-- Dataset content --
* * * * * * * * *
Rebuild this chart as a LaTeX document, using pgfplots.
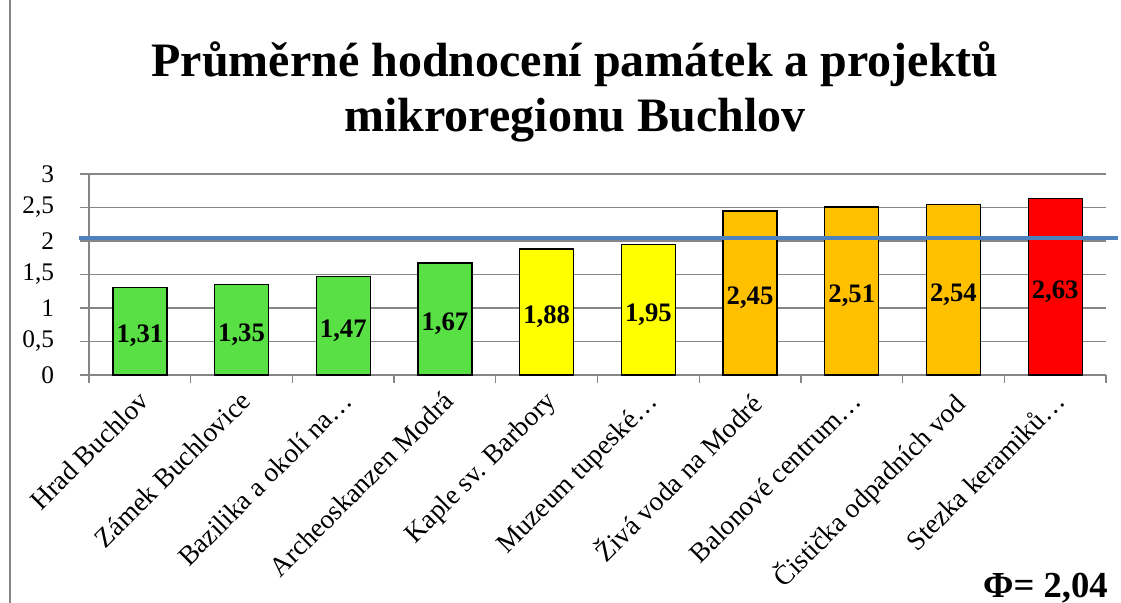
\documentclass[border=0pt]{standalone}
\usepackage{pgfplots}
\pgfplotsset{compat=1.18}
\usepackage{pgfplotstable}
\usepackage{fontspec}
\setmainfont{Liberation Serif}
\definecolor{cgreen}{RGB}{88,224,68}
\definecolor{cyellow}{RGB}{255,255,0}
\definecolor{corange}{RGB}{255,192,0}
\definecolor{cred}{RGB}{255,0,0}
\definecolor{cblue}{RGB}{79,129,189}
\definecolor{cgrid}{RGB}{134,134,134}

\pgfplotstableread{
x v
0 1.31
1 1.35
2 1.47
3 1.67
}\tgreen
\pgfplotstableread{
x v
4 1.88
5 1.95
}\tyellow
\pgfplotstableread{
x v
6 2.45
7 2.51
8 2.54
}\torange
\pgfplotstableread{
x v
9 2.63
}\tred

\begin{document}
\begin{tikzpicture}
\begin{axis}[
  scale only axis,
  width=762.75pt, height=150.75pt,
  at={(0,0)}, anchor=south west,
  xmin=-0.5, xmax=9.5,
  ymin=0, ymax=3,
  ytick={0,0.5,...,3},
  yticklabels={0,{0,5},1,{1,5},2,{2,5},3},
  ymajorgrids=true,
  grid style={cgrid, line width=1pt},
  axis x line=bottom, axis y line=left,
  axis line style={-, cgrid, line width=1pt},
  tick style={cgrid, line width=1pt},
  tick align=outside,
  major tick length=7pt,
  minor tick length=6pt,
  xtick={0,...,9},
  major x tick style={draw=none},
  minor xtick={-0.5,0.5,...,9.5},
  xticklabels={Hrad Buchlov, Zámek Buchlovice, Bazilika a okolí na…, Archeoskanzen Modrá, Kaple sv. Barbory, Muzeum tupeské…, Živá voda na Modré, Balonové centrum…, Čistička odpadních vod, Stezka keramiků…},
  xticklabel style={rotate=45, anchor=north east, font=\fontsize{20.5}{20.5}\selectfont, inner sep=0pt, xshift=-4pt, yshift=-1pt},
  yticklabel style={font=\fontsize{19}{19}\selectfont, inner sep=0pt, xshift=-19pt},
  ybar, bar width=40.5pt, bar shift=0pt,
  clip=false,
]
\addplot[fill=cgreen, draw=black, line width=1pt] table[x=x,y=v]{\tgreen};
\addplot[fill=cyellow, draw=black, line width=1pt] table[x=x,y=v]{\tyellow};
\addplot[fill=corange, draw=black, line width=1pt] table[x=x,y=v]{\torange};
\addplot[fill=cred, draw=black, line width=1pt] table[x=x,y=v]{\tred};

\pgfplotsset{lbl/.style={draw=none, fill=none, mark=none, point meta=explicit,
  nodes near coords={\pgfmathprintnumber[use comma,fixed,fixed zerofill,precision=2,assume math mode=true]{\pgfplotspointmeta}},
  every node near coord/.append style={anchor=center, yshift=-3.5pt, font=\fontsize{20}{20}\selectfont\bfseries, text=black}}}
\addplot[lbl] table[x=x, y expr=\thisrow{v}/2, meta=v]{\tgreen};
\addplot[lbl] table[x=x, y expr=\thisrow{v}/2, meta=v]{\tyellow};
\addplot[lbl] table[x=x, y expr=\thisrow{v}/2, meta=v]{\torange};
\addplot[lbl] table[x=x, y expr=\thisrow{v}/2, meta=v]{\tred};

\addplot[sharp plot, cblue, line width=3pt, mark=none] coordinates {(-0.598,2.05) (9.62,2.05)};
\end{axis}
\draw[cgrid, line width=1.1pt] (-59.25pt,-171pt) -- (-59.25pt,281.25pt);
\node[anchor=base, font=\fontsize{36}{36}\selectfont\bfseries, inner sep=0pt] at (364.5pt,224pt) {Průměrné hodnocení památek a projektů};
\node[anchor=base, font=\fontsize{36}{36}\selectfont\bfseries, inner sep=0pt] at (364.5pt,182.75pt) {mikroregionu Buchlov};
\node[anchor=base east, font=\fontsize{27.5}{27.5}\selectfont\bfseries, inner sep=0pt] at (764.25pt,-166.5pt) {Φ= 2,04};
\pgfresetboundingbox
\path (-66.75pt,-171pt) rectangle (774pt,281.25pt);
\end{tikzpicture}
\end{document}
* * * * * * * * *
-- Your objective --
Each line of the material must be retyped exactly, except that images are omitted.

-- Correct response --
Rebuild this chart as a LaTeX document, using pgfplots.
\documentclass[border=0pt]{standalone}
\usepackage{pgfplots}
\pgfplotsset{compat=1.18}
\usepackage{pgfplotstable}
\usepackage{fontspec}
\setmainfont{Liberation Serif}
\definecolor{cgreen}{RGB}{88,224,68}
\definecolor{cyellow}{RGB}{255,255,0}
\definecolor{corange}{RGB}{255,192,0}
\definecolor{cred}{RGB}{255,0,0}
\definecolor{cblue}{RGB}{79,129,189}
\definecolor{cgrid}{RGB}{134,134,134}

\pgfplotstableread{
x v
0 1.31
1 1.35
2 1.47
3 1.67
}\tgreen
\pgfplotstableread{
x v
4 1.88
5 1.95
}\tyellow
\pgfplotstableread{
x v
6 2.45
7 2.51
8 2.54
}\torange
\pgfplotstableread{
x v
9 2.63
}\tred

\begin{document}
\begin{tikzpicture}
\begin{axis}[
  scale only axis,
  width=762.75pt, height=150.75pt,
  at={(0,0)}, anchor=south west,
  xmin=-0.5, xmax=9.5,
  ymin=0, ymax=3,
  ytick={0,0.5,...,3},
  yticklabels={0,{0,5},1,{1,5},2,{2,5},3},
  ymajorgrids=true,
  grid style={cgrid, line width=1pt},
  axis x line=bottom, axis y line=left,
  axis line style={-, cgrid, line width=1pt},
  tick style={cgrid, line width=1pt},
  tick align=outside,
  major tick length=7pt,
  minor tick length=6pt,
  xtick={0,...,9},
  major x tick style={draw=none},
  minor xtick={-0.5,0.5,...,9.5},
  xticklabels={Hrad Buchlov, Zámek Buchlovice, Bazilika a okolí na…, Archeoskanzen Modrá, Kaple sv. Barbory, Muzeum tupeské…, Živá voda na Modré, Balonové centrum…, Čistička odpadních vod, Stezka keramiků…},
  xticklabel style={rotate=45, anchor=north east, font=\fontsize{20.5}{20.5}\selectfont, inner sep=0pt, xshift=-4pt, yshift=-1pt},
  yticklabel style={font=\fontsize{19}{19}\selectfont, inner sep=0pt, xshift=-19pt},
  ybar, bar width=40.5pt, bar shift=0pt,
  clip=false,
]
\addplot[fill=cgreen, draw=black, line width=1pt] table[x=x,y=v]{\tgreen};
\addplot[fill=cyellow, draw=black, line width=1pt] table[x=x,y=v]{\tyellow};
\addplot[fill=corange, draw=black, line width=1pt] table[x=x,y=v]{\torange};
\addplot[fill=cred, draw=black, line width=1pt] table[x=x,y=v]{\tred};

\pgfplotsset{lbl/.style={draw=none, fill=none, mark=none, point meta=explicit,
  nodes near coords={\pgfmathprintnumber[use comma,fixed,fixed zerofill,precision=2,assume math mode=true]{\pgfplotspointmeta}},
  every node near coord/.append style={anchor=center, yshift=-3.5pt, font=\fontsize{20}{20}\selectfont\bfseries, text=black}}}
\addplot[lbl] table[x=x, y expr=\thisrow{v}/2, meta=v]{\tgreen};
\addplot[lbl] table[x=x, y expr=\thisrow{v}/2, meta=v]{\tyellow};
\addplot[lbl] table[x=x, y expr=\thisrow{v}/2, meta=v]{\torange};
\addplot[lbl] table[x=x, y expr=\thisrow{v}/2, meta=v]{\tred};

\addplot[sharp plot, cblue, line width=3pt, mark=none] coordinates {(-0.598,2.05) (9.62,2.05)};
\end{axis}
\draw[cgrid, line width=1.1pt] (-59.25pt,-171pt) -- (-59.25pt,281.25pt);
\node[anchor=base, font=\fontsize{36}{36}\selectfont\bfseries, inner sep=0pt] at (364.5pt,224pt) {Průměrné hodnocení památek a projektů};
\node[anchor=base, font=\fontsize{36}{36}\selectfont\bfseries, inner sep=0pt] at (364.5pt,182.75pt) {mikroregionu Buchlov};
\node[anchor=base east, font=\fontsize{27.5}{27.5}\selectfont\bfseries, inner sep=0pt] at (764.25pt,-166.5pt) {Φ= 2,04};
\pgfresetboundingbox
\path (-66.75pt,-171pt) rectangle (774pt,281.25pt);
\end{tikzpicture}
\end{document}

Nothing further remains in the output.